### EXERCISE TASK
Retype every line from the start of the entries below down to the line with "181.5, 181.8, 182.2];", both ends included; skip the pictures.

### RECORD EXCERPTS
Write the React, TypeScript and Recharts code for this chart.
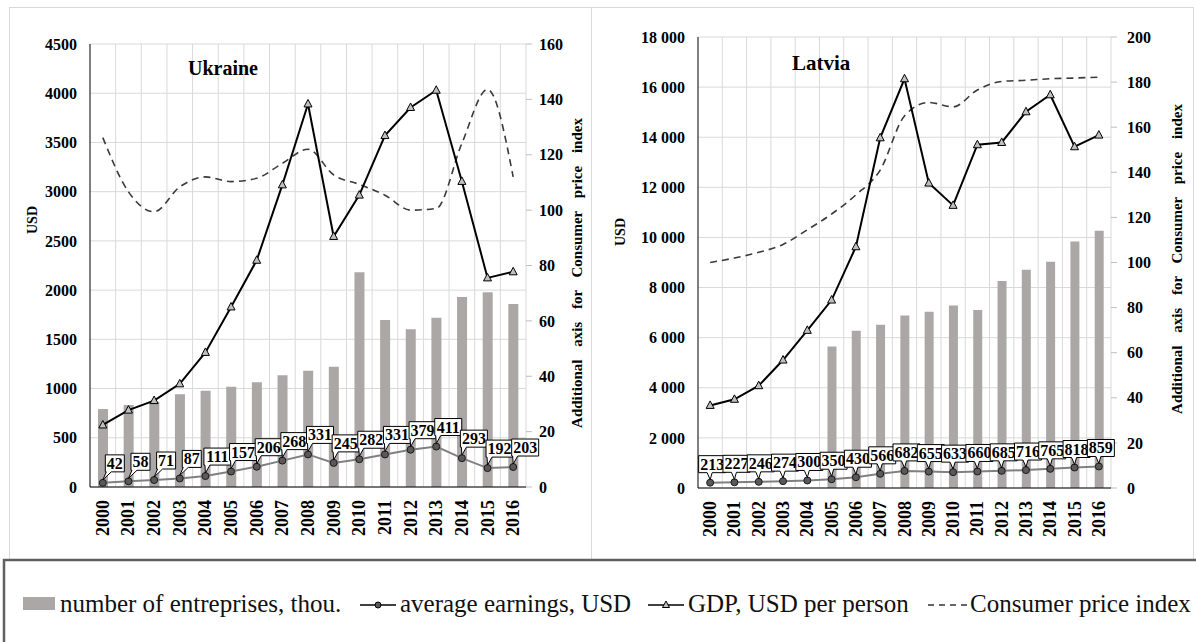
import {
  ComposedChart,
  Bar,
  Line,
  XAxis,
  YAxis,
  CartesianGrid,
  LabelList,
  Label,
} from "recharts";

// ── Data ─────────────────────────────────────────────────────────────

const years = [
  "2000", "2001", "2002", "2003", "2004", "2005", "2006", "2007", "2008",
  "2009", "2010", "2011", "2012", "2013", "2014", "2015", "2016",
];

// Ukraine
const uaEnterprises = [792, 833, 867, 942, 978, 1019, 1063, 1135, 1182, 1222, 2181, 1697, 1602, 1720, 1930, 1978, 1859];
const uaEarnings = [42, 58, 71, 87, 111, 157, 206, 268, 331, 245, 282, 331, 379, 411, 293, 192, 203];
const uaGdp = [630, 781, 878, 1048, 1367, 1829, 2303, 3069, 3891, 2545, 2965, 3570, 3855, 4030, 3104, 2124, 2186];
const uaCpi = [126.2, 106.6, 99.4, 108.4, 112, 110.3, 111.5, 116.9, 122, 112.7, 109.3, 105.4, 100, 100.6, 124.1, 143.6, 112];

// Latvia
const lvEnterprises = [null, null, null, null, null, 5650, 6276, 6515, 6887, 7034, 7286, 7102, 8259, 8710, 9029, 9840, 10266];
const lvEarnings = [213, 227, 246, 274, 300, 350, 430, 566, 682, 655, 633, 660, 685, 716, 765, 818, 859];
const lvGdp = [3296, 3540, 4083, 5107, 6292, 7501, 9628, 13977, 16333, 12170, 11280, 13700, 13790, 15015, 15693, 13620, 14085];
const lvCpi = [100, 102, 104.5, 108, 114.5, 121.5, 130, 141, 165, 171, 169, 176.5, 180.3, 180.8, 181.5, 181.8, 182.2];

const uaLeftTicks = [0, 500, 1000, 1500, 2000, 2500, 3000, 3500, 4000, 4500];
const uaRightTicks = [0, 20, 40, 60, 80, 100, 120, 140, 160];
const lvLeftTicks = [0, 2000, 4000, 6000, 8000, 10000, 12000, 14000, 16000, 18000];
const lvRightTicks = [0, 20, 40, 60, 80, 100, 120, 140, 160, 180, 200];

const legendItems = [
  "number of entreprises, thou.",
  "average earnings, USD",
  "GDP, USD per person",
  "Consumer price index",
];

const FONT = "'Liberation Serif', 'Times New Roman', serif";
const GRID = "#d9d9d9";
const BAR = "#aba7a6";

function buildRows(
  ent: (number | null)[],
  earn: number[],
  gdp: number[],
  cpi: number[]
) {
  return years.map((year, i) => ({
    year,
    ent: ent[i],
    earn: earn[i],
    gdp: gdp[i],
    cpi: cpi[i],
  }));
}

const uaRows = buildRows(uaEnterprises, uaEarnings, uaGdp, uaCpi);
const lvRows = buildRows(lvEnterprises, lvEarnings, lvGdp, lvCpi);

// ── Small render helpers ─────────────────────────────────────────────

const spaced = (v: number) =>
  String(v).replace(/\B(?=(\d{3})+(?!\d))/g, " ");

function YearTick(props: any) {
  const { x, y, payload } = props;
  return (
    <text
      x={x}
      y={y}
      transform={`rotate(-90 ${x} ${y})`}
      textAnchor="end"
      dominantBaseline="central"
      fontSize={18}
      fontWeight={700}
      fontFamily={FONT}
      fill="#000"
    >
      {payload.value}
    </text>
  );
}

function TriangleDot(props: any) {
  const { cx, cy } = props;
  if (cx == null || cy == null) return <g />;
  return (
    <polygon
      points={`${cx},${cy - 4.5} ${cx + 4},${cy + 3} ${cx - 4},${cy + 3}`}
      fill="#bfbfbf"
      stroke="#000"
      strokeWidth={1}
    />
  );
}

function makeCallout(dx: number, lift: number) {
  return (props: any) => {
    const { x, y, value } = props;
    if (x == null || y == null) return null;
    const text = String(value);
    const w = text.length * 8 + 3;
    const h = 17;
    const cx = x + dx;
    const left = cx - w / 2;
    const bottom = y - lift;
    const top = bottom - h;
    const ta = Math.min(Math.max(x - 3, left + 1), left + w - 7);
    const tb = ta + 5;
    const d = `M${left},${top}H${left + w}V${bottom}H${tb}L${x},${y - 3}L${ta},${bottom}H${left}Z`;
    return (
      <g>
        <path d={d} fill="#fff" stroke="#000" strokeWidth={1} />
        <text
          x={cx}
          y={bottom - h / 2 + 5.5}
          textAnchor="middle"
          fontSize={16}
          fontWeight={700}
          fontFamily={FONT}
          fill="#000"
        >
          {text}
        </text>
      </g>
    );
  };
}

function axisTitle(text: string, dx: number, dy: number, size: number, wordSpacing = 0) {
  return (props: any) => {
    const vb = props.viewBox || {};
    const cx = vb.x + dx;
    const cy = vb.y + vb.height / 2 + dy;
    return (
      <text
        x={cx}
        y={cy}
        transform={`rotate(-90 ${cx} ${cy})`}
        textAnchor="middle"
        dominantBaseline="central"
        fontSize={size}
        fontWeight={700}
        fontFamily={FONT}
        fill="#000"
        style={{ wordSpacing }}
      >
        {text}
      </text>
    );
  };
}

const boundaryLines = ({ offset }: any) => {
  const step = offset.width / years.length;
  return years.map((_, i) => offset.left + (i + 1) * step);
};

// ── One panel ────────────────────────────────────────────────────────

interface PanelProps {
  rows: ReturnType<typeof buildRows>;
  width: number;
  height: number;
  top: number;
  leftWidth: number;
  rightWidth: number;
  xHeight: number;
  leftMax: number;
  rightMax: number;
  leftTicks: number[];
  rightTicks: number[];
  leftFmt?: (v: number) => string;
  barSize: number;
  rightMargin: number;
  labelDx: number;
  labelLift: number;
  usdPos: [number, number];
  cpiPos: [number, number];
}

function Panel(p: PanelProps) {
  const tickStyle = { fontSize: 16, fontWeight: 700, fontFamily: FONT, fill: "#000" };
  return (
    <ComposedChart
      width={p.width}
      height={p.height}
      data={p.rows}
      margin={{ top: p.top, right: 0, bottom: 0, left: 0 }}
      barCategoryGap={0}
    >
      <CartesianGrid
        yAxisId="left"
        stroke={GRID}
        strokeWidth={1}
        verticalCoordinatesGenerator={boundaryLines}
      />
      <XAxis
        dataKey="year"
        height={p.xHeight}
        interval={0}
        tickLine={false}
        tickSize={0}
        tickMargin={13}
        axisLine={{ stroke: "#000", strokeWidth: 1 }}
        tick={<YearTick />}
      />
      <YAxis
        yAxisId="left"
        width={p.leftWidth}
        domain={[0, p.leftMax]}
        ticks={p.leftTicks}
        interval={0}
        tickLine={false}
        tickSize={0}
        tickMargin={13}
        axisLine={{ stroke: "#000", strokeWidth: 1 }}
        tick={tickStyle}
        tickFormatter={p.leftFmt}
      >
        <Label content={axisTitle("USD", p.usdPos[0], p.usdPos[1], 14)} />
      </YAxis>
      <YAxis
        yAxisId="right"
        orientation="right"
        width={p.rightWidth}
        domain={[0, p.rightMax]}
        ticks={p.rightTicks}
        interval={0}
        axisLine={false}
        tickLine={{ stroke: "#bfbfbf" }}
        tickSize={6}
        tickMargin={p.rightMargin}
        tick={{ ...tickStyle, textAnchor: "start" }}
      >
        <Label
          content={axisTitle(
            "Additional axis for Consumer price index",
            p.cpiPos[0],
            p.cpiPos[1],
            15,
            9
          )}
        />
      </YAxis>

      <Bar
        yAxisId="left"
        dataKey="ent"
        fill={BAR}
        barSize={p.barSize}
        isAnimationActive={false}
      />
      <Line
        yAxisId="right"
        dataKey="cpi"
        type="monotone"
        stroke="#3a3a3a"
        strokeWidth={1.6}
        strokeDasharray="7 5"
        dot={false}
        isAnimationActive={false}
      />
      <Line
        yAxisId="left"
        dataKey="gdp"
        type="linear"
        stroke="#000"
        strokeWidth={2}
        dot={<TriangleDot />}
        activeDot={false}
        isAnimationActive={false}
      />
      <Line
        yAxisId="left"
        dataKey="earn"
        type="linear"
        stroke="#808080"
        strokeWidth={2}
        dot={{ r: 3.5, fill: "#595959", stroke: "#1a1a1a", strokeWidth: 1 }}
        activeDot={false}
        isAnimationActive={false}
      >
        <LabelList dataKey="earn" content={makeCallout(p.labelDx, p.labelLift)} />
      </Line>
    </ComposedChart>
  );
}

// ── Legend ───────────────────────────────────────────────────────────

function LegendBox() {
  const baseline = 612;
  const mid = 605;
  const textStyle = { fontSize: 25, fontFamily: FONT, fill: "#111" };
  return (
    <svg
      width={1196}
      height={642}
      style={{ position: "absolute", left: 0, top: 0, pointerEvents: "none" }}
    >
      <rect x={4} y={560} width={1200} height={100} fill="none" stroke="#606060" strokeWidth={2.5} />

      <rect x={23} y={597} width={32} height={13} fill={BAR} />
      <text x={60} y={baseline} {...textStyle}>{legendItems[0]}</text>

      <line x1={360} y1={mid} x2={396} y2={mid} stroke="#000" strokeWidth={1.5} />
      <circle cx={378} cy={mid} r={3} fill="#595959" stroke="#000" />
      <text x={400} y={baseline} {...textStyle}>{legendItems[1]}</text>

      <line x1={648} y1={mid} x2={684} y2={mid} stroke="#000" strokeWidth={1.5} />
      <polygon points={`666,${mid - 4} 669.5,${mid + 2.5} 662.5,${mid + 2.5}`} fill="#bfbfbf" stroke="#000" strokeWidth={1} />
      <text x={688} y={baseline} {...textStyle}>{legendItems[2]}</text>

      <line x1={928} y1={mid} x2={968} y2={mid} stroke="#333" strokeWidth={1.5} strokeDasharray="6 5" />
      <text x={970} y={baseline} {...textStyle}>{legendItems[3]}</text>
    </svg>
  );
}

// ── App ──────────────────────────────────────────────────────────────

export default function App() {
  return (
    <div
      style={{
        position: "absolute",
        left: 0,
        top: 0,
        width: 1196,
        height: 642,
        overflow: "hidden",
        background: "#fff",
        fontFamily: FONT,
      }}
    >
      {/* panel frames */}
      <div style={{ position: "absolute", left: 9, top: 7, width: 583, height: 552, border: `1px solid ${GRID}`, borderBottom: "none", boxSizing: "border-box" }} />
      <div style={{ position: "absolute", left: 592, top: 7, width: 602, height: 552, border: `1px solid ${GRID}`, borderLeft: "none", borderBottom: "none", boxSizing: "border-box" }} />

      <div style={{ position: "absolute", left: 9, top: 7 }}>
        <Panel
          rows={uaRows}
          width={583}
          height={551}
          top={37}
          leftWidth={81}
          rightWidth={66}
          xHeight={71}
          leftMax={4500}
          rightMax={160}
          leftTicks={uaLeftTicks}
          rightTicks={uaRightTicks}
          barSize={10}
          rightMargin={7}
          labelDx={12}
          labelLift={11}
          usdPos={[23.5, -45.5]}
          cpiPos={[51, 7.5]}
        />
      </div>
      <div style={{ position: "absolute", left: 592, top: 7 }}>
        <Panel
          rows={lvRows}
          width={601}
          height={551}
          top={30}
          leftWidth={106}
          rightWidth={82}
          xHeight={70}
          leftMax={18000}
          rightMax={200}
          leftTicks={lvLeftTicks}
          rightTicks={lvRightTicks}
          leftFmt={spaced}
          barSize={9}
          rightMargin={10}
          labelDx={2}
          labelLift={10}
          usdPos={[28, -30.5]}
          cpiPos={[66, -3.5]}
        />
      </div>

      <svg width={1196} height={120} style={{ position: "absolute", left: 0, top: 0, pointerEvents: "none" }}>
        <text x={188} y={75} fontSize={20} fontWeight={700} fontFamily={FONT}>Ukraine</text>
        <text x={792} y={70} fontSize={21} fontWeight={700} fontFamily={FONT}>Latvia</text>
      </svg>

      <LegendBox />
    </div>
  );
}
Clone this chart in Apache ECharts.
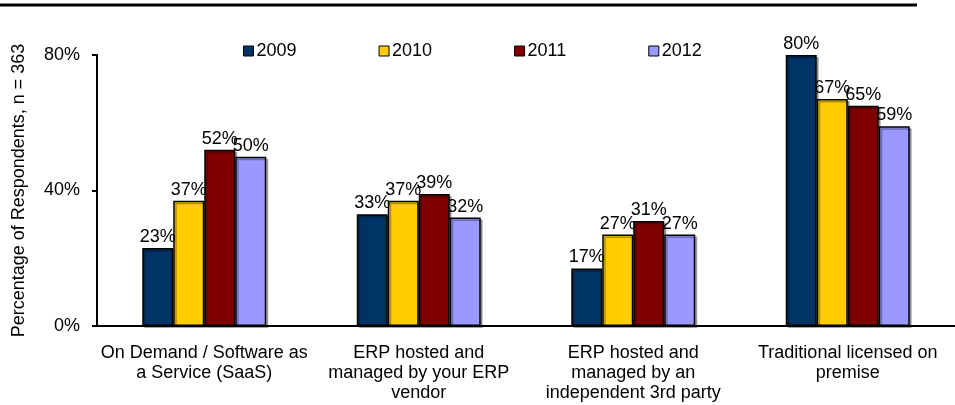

### RIGHT ANSWER
Write the React, TypeScript and Recharts code for this chart.
import {
  ComposedChart,
  Bar,
  Line,
  XAxis,
  YAxis,
  CartesianGrid,
  LabelList,
  Label,
} from "recharts";

// ── Data ─────────────────────────────────────────────────────────────

const years = [
  "2000", "2001", "2002", "2003", "2004", "2005", "2006", "2007", "2008",
  "2009", "2010", "2011", "2012", "2013", "2014", "2015", "2016",
];

// Ukraine
const uaEnterprises = [792, 833, 867, 942, 978, 1019, 1063, 1135, 1182, 1222, 2181, 1697, 1602, 1720, 1930, 1978, 1859];
const uaEarnings = [42, 58, 71, 87, 111, 157, 206, 268, 331, 245, 282, 331, 379, 411, 293, 192, 203];
const uaGdp = [630, 781, 878, 1048, 1367, 1829, 2303, 3069, 3891, 2545, 2965, 3570, 3855, 4030, 3104, 2124, 2186];
const uaCpi = [126.2, 106.6, 99.4, 108.4, 112, 110.3, 111.5, 116.9, 122, 112.7, 109.3, 105.4, 100, 100.6, 124.1, 143.6, 112];

// Latvia
const lvEnterprises = [null, null, null, null, null, 5650, 6276, 6515, 6887, 7034, 7286, 7102, 8259, 8710, 9029, 9840, 10266];
const lvEarnings = [213, 227, 246, 274, 300, 350, 430, 566, 682, 655, 633, 660, 685, 716, 765, 818, 859];
const lvGdp = [3296, 3540, 4083, 5107, 6292, 7501, 9628, 13977, 16333, 12170, 11280, 13700, 13790, 15015, 15693, 13620, 14085];
const lvCpi = [100, 102, 104.5, 108, 114.5, 121.5, 130, 141, 165, 171, 169, 176.5, 180.3, 180.8, 181.5, 181.8, 182.2];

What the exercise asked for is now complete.